KontraS Sebut Kasus Karhutla Sebagai Kejahatan Ekosida Pemerintah

Senin, 16 September 2019 13:14 WIB

Perwakilan 12 organisasi masyarakat sipil mengirimkan surat terbuka kepada Presiden Joko Widodo atau Jokowi tentang darurat asap di wilayah Kalimantan dan Sumatera untuk segera diselesaikan, melakukan konferensi pers di Kantor Eksekutif Walhi Nasional, Jakarta Selatan, Senin, 16 September 2019. TEMPO/ Khory

TEMPO.CO, Jakarta - Komisi untuk Orang Hilang dan Tindak Kekerasan (KontraS) menyebut kasus kebakaran hutan dan lahan atau karhutla di wilayah Kalimantan dan Sumatera merupakan kejahatan lingkungan yang dilakukan pemerintah.
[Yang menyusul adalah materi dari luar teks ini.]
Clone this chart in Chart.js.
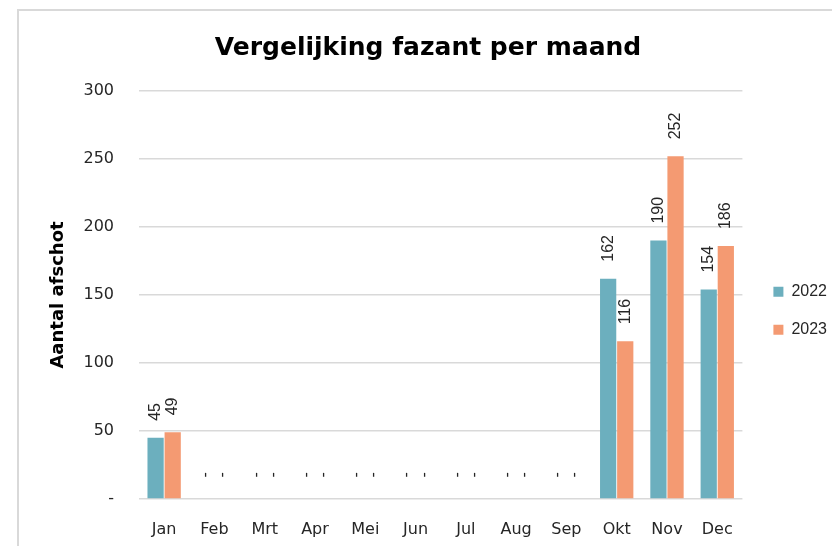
<!DOCTYPE html>
<html>
<head>
<meta charset="utf-8">
<script src="https://cdn.jsdelivr.net/npm/chart.js@4.4.1/dist/chart.umd.min.js"></script>
<style>
  html, body { margin: 0; padding: 0; background: #fff; overflow: hidden; }
  #kader {
    position: absolute; left: 17px; top: 9px;
    width: 840px; height: 560px;
    border-left: 2px solid #d9d9d9; border-top: 2px solid #d9d9d9;
  }
  #grafiek { position: absolute; left: 0; top: 0; }
</style>
</head>
<body>
<div id="kader"><canvas id="grafiek" width="832" height="535"></canvas></div>
<script>
// Gegevens afschot fazant
const maanden = ['Jan', 'Feb', 'Mrt', 'Apr', 'Mei', 'Jun', 'Jul', 'Aug', 'Sep', 'Okt', 'Nov', 'Dec'];
const jaren = ['2022', '2023'];
const afschot2022 = [45, 0, 0, 0, 0, 0, 0, 0, 0, 162, 190, 154];
const afschot2023 = [49, 0, 0, 0, 0, 0, 0, 0, 0, 116, 252, 186];
const yTicks = [0, 50, 100, 150, 200, 250, 300];

const kleuren = ['#6cafbe', '#f49a72'];
const hoofdFont = "'DejaVu Sans', 'Open Sans', sans-serif";
const labelFont = "'Liberation Sans', Arial, sans-serif";

// Waarden boven de staven, gedraaid
const waardeLabels = {
    id: 'waardeLabels',
    afterDatasetsDraw(chart) {
        const ctx = chart.ctx;
        ctx.save();
        ctx.font = '16px ' + labelFont;
        ctx.fillStyle = '#262626';
        chart.data.datasets.forEach((ds, i) => {
            chart.getDatasetMeta(i).data.forEach((bar, j) => {
                const v = ds.data[j];
                const tekst = v === 0 ? ' - ' : String(v);
                ctx.save();
                ctx.translate(bar.x, bar.y - 17);
                ctx.rotate(-Math.PI / 2);
                ctx.textAlign = 'left';
                ctx.textBaseline = 'middle';
                ctx.fillText(tekst, 0, 0);
                ctx.restore();
            });
        });
        ctx.restore();
    }
};

new Chart(document.getElementById('grafiek').getContext('2d'), {
    type: 'bar',
    data: {
        labels: maanden,
        datasets: [
            { label: jaren[0], data: afschot2022, backgroundColor: kleuren[0] },
            { label: jaren[1], data: afschot2023, backgroundColor: kleuren[1] }
        ]
    },
    options: {
        responsive: false,
        animation: false,
        layout: { padding: { left: 0, right: 14, top: 0, bottom: 0 } },
        datasets: { bar: { categoryPercentage: 0.68, barPercentage: 0.95 } },
        scales: {
            x: {
                grid: { display: false },
                border: { display: false },
                ticks: { font: { family: hoofdFont, size: 16 }, color: '#262626', padding: 13, maxRotation: 0 },
                afterFit: s => { s.height = 47; }
            },
            y: {
                min: 0,
                max: 300,
                afterBuildTicks: s => { s.ticks = yTicks.map(v => ({ value: v })); },
                grid: { color: '#d9d9d9', lineWidth: 1.5, drawTicks: false },
                border: { display: false },
                ticks: {
                    font: { family: hoofdFont, size: 16 }, color: '#262626', padding: 25,
                    callback: v => v === 0 ? '-' : v
                },
                title: {
                    display: true,
                    text: 'Aantal afschot',
                    font: { family: hoofdFont, size: 18, weight: 'bold' },
                    color: '#000',
                    padding: { top: 29, bottom: 0 }
                },
                afterFit: s => { s.width = 120; }
            },
            ruimte: {
                position: 'right',
                display: true,
                grid: { display: false },
                border: { display: false },
                ticks: { display: false },
                afterFit: s => { s.width = 9; }
            }
        },
        plugins: {
            title: {
                display: true,
                text: 'Vergelijking fazant per maand',
                font: { family: hoofdFont, size: 25, weight: 'bold' },
                color: '#000',
                padding: { top: 22, bottom: 28 }
            },
            legend: {
                position: 'right',
                title: { display: true, text: '', padding: { top: 50, bottom: 0 } },
                labels: {
                    boxWidth: 10,
                    boxHeight: 10,
                    padding: 22,
                    color: '#262626',
                    font: { family: labelFont, size: 16 }
                }
            },
            tooltip: { enabled: false }
        }
    },
    plugins: [waardeLabels]
});
</script>
</body>
</html>
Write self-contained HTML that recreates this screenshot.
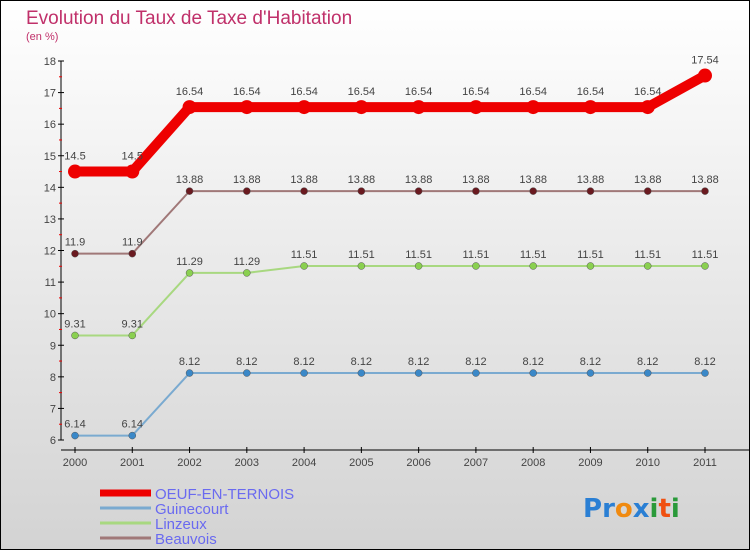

"Saya menegaskan kita tidak bisa memandang persoalan ini sebagai persoalan biasa saja atau berulang. Ini adalah persoalan luar biasa. Ini adalah kejahatan Ekosida, ini kejahatan lingkungan," ujar Yati Andriani perwakilan KontraS, di Kantor Eksekutif Walhi Nasional, Jakarta Selatan, Senin, 16 September 2019.

KontraS merupakan salah satu organisasi masyarakat sipil yang memberikan pernyataan dalam bentuk surat terbuka kepada Presiden Joko Widono atau Jokowi untuk segera menyelesaikan masalah karhutla.

Seperti diketahui bahwa karhutla tersebut membuat kabut asap. Misalnya, di Palangka Raya, Kalimantan Tengah, pada Ahad, 15 September 2019, kondisinya semakin pekat. Jarak pandang sejak pagi hari hingga pukul 17.00 WIB hanya berkisar 300-600 meter.

Yati menjelaskan bahwa karhutla merupakan peristiwa yang terjadi dalam jangka waktu yang cukup panjang, mulai dari 1997.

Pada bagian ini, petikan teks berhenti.